Chroniques de la construction d'un paquebot sur les bords de la Meuse.
Un architecte pas comme les autres Jan PORREYE (41 ans) est ingénieur architecte. C'est lui qui a dessiné les plans du bateau.
Il commença sa carrière par la restauration de bâtiments. Le goût de l'étranger le conduisit à Munich pour un stage. A son retour en Belgique, il travailla pour les chantiers navals de Maasmechelen (Limbourg belge). Il y participa à la réalisation de gros bateaux pour passagers, destinés à l'Égypte. Le dernier de ces bateaux fut terminé en 1989. Pour lui, la technique de réalisation d'un tel bateau n'est pas très compliquée.

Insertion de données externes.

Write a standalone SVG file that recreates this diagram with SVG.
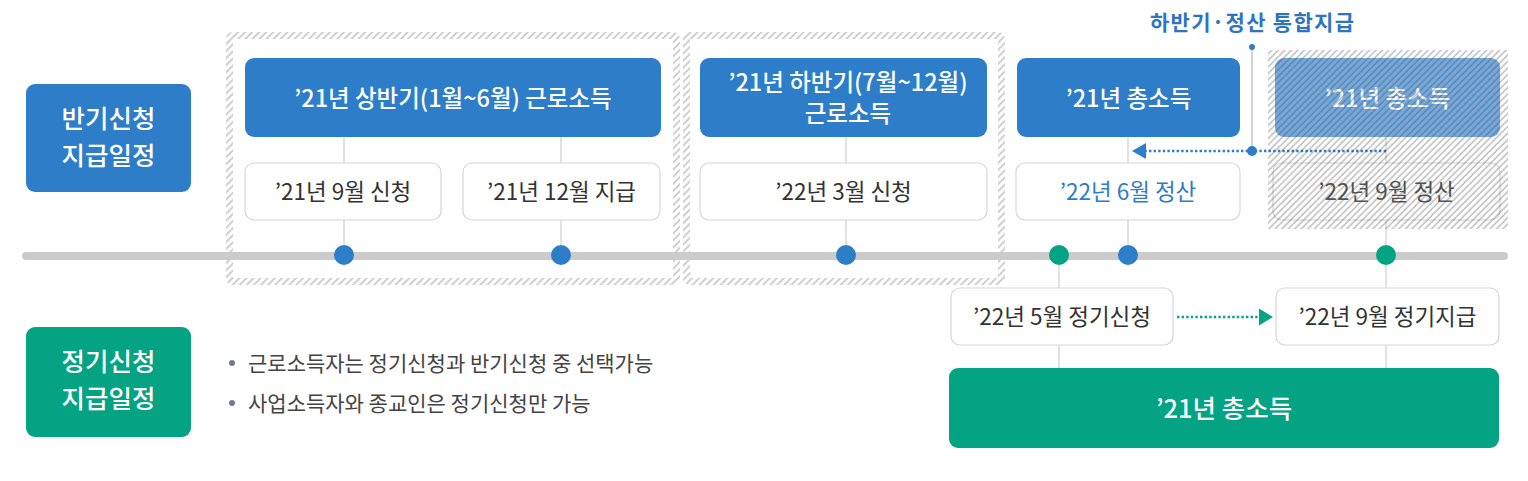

Le problème est surtout de faire une coque à un prix concurrentiel, par rapport aux chantiers des ex-pays de l'Est. A partir de 1989, il se mit à la recherche de clients sur le réseau fluvial rhénan. C'est à ce moment qu'il rencontra le groupe "Alsace-Croisières" et qu'il leur proposa la construction de nouveaux bateaux. A l'époque, cet armateur ne possédait que quatre bateaux, mais était déjà bien présent sur le marché de la croisière fluviale. |
En-dessous de l'immense viaduc de l'autoroute des Ardennes, le long de la Meuse, lorsque l'on approche des chantiers navals de Beez, on est d'abord surpris par le fracas des tôles que l'on façonne. J'entre dans l'immense hangar où se construit le Renoir. Je remarque d'abord au travers d'un hublot rond découpé dans le métal brut, des gerbes de feu. Un soudeur assemble les superstructures qui formeront bientôt la coque du navire.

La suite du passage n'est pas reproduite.